Hedge funds are attractive to investors because they have a low correlation to traditional asset classes. The low correlation comes from the manager’s ability to reduce risk by hedging, combining long and short positions, and diversifying across various financial instruments. But investors struggle with the fact that the hedge funds encompass many styles and strategies. Hedge funds don’t simply mean market-neutral or long/short strategies. Some strategies are driven by the same market forces as traditional investments and can be considered return-enhancers. Other strategies are relatively unaffected by the market factors that drive traditional investments and therefore are considered return-diversifiers.

Getting investors to focus on a hedge fund’s philosophy as much as they do on performance is difficult. But whether a potential investor is concerned about liquidity, lack of benchmark comparisons, classification in the investment policy, fees, or disclosure issues, extensive due diligence is the key to investing in hedge fund strategies. The hedge fund managers, documented processes, and guidelines are just as important as the returns, if not more so. Just as with traditional asset classes, diversification—spreading risk over various asset classes—is crucial to protecting the investor from devastating losses. Hedge funds are risky, but so is limiting investment opportunities strictly to traditional asset classes.
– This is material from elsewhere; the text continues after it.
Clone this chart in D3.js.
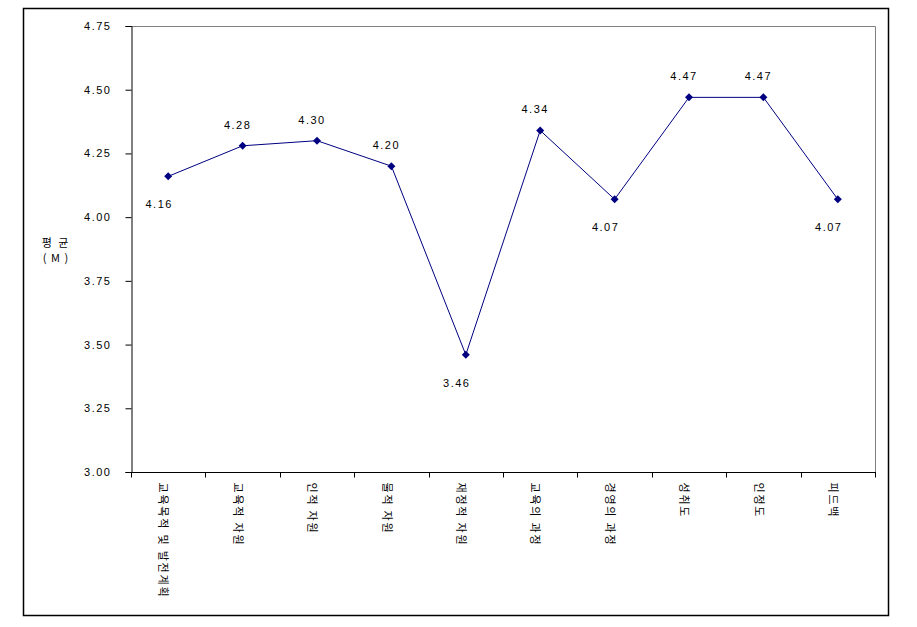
<!DOCTYPE html>
<html>
<head>
<meta charset="utf-8">
<script src="https://cdn.jsdelivr.net/npm/d3@7"></script>
<style>
body { margin: 0; background: #fff; }
svg text { font-family: "Noto Sans CJK KR", "DejaVu Sans", sans-serif; font-size: 11px; fill: #000; }
.num { font-family: "Liberation Sans", sans-serif; letter-spacing: 1.5px; font-size: 11px; }
.xlab { letter-spacing: 1.8px; }
</style>
</head>
<body>
<svg id="chart" width="917" height="627"></svg>
<script>
// categories and values
var categories = ["교육목적 및 발전계획", "교육적 자원", "인적 자원", "물적 자원", "재정적 자원",
    "교육의 과정", "경영의 과정", "성취도", "인정도", "피드백"];
var means = [4.16, 4.28, 4.30, 4.20, 3.46, 4.34, 4.07, 4.47, 4.47, 4.07];
var yTicks = [3.00, 3.25, 3.50, 3.75, 4.00, 4.25, 4.50, 4.75];
// label placement: below the point or not
var labelBelow = [true, false, false, false, true, false, true, false, false, true];

var svg = d3.select("#chart");
var plot = { left: 131, top: 26, right: 875, bottom: 472 };

//outer frame
svg.append("rect")
    .attr("x", 23.5).attr("y", 8.5)
    .attr("width", 865).attr("height", 607)
    .attr("fill", "none").attr("stroke", "#000").attr("stroke-width", 1.5);

var x = d3.scaleBand().domain(categories).range([plot.left, plot.right]);
var y = d3.scaleLinear().domain([3, 4.75]).range([plot.bottom, plot.top]);

//plot area border (grey top/right)
svg.append("path")
    .attr("d", "M" + plot.left + "," + (plot.top + 0.5) + "H" + (plot.right + 0.5) + "V" + plot.bottom)
    .attr("fill", "none").attr("stroke", "#808080");

//y axis
var yAxis = svg.append("g")
    .attr("transform", "translate(" + (plot.left + 0.5) + ",0)")
    .call(d3.axisLeft(y).tickValues(yTicks).tickFormat(d3.format(".2f")).tickSize(6).tickPadding(14));
yAxis.select(".domain").attr("stroke", "#000");
yAxis.selectAll("text").attr("class", "num").style("font-size", null);

//x axis
var xAxis = svg.append("g")
    .attr("transform", "translate(0," + (plot.bottom + 0.5) + ")");
xAxis.append("line")
    .attr("x1", plot.left).attr("x2", plot.right + 1)
    .attr("stroke", "#000");
xAxis.selectAll(".xtick")
    .data(d3.range(categories.length + 1))
    .enter().append("line")
    .attr("x1", i => Math.round(plot.left + i * x.step()) + 0.5)
    .attr("x2", i => Math.round(plot.left + i * x.step()) + 0.5)
    .attr("y1", 0).attr("y2", 5)
    .attr("stroke", "#000");
xAxis.selectAll(".xlab")
    .data(categories)
    .enter().append("text")
    .attr("class", "xlab")
    .attr("transform", d => "translate(" + (x(d) + x.bandwidth() / 2 - 5) + ",10) rotate(90)")
    .attr("dy", "0.35em")
    .attr("text-anchor", "start")
    .text(d => d);

//y axis title
svg.append("text").attr("x", 56).attr("y", 247).attr("text-anchor", "middle")
    .style("letter-spacing", "2px").text("평 균");
svg.append("text").attr("x", 56).attr("y", 262).attr("text-anchor", "middle")
    .style("letter-spacing", "1px").text("( M )");

//series
var pts = means.map((v, i) => ({ cat: categories[i], value: v, below: labelBelow[i] }));
var cx = d => x(d.cat) + x.bandwidth() / 2;

svg.append("path")
    .datum(pts)
    .attr("fill", "none")
    .attr("stroke", "#000080")
    .attr("stroke-width", 1)
    .attr("d", d3.line().x(cx).y(d => y(d.value)));

svg.selectAll(".marker")
    .data(pts)
    .enter().append("path")
    .attr("class", "marker")
    .attr("transform", d => "translate(" + cx(d) + "," + y(d.value) + ")")
    .attr("d", "M0,-4L4,0L0,4L-4,0Z")
    .attr("fill", "#000080");

svg.selectAll(".vlab")
    .data(pts)
    .enter().append("text")
    .attr("class", "num")
    .attr("x", d => cx(d) - (d.below ? 9 : 5))
    .attr("y", d => y(d.value) + (d.below ? 32 : -17))
    .attr("text-anchor", "middle")
    .text(d => d.value.toFixed(2));
</script>
</body>
</html>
Using a fund of funds gives the investor access to a number of strategies. Fund of funds invest in anywhere from five to 100 funds with different strategies. The goal is to smooth out the volatility of investing in a single hedge fund. As with traditional asset management, an individual investment is typically dominated by a relatively narrow approach, and good performance is often the result of one or two key individuals. But by pooling various strategies, the level of risk for the portfolio of hedge funds tends to fall dramatically. This decreased risk reflects the very low correlation among different hedge fund strategies. A fund of funds is a very effective way for investors to gain exposure to a range of strategies without committing substantial resources to asset allocation, individual fund research, and portfolio construction. The product can be used as a bond or equity surrogate depending on the volatility of the underlying managers, and the investor can take advantage of an asset class with investment returns uncorrelated not only to traditional asset classes but to each other as well. A custom-built fund of funds can also create opportunities for large institutions that don’t have access to established hedge funds.
Institutional allocations to hedge funds and other alternative investments continue to increase in the face of negative publicity. As the volatility subsides, and as traditional equity and fixed income returns migrate back to their long-term averages, more individual investors, institutions, and fiduciaries will search for ways to diversify their risk. They may want to educate themselves about hedge funds and their advantages.

Laura L. Carpenter is a senior analyst at Innovest Portfolio Solutions, a Denver-based firm serving retirement plans, nonprofits, and wealthy families.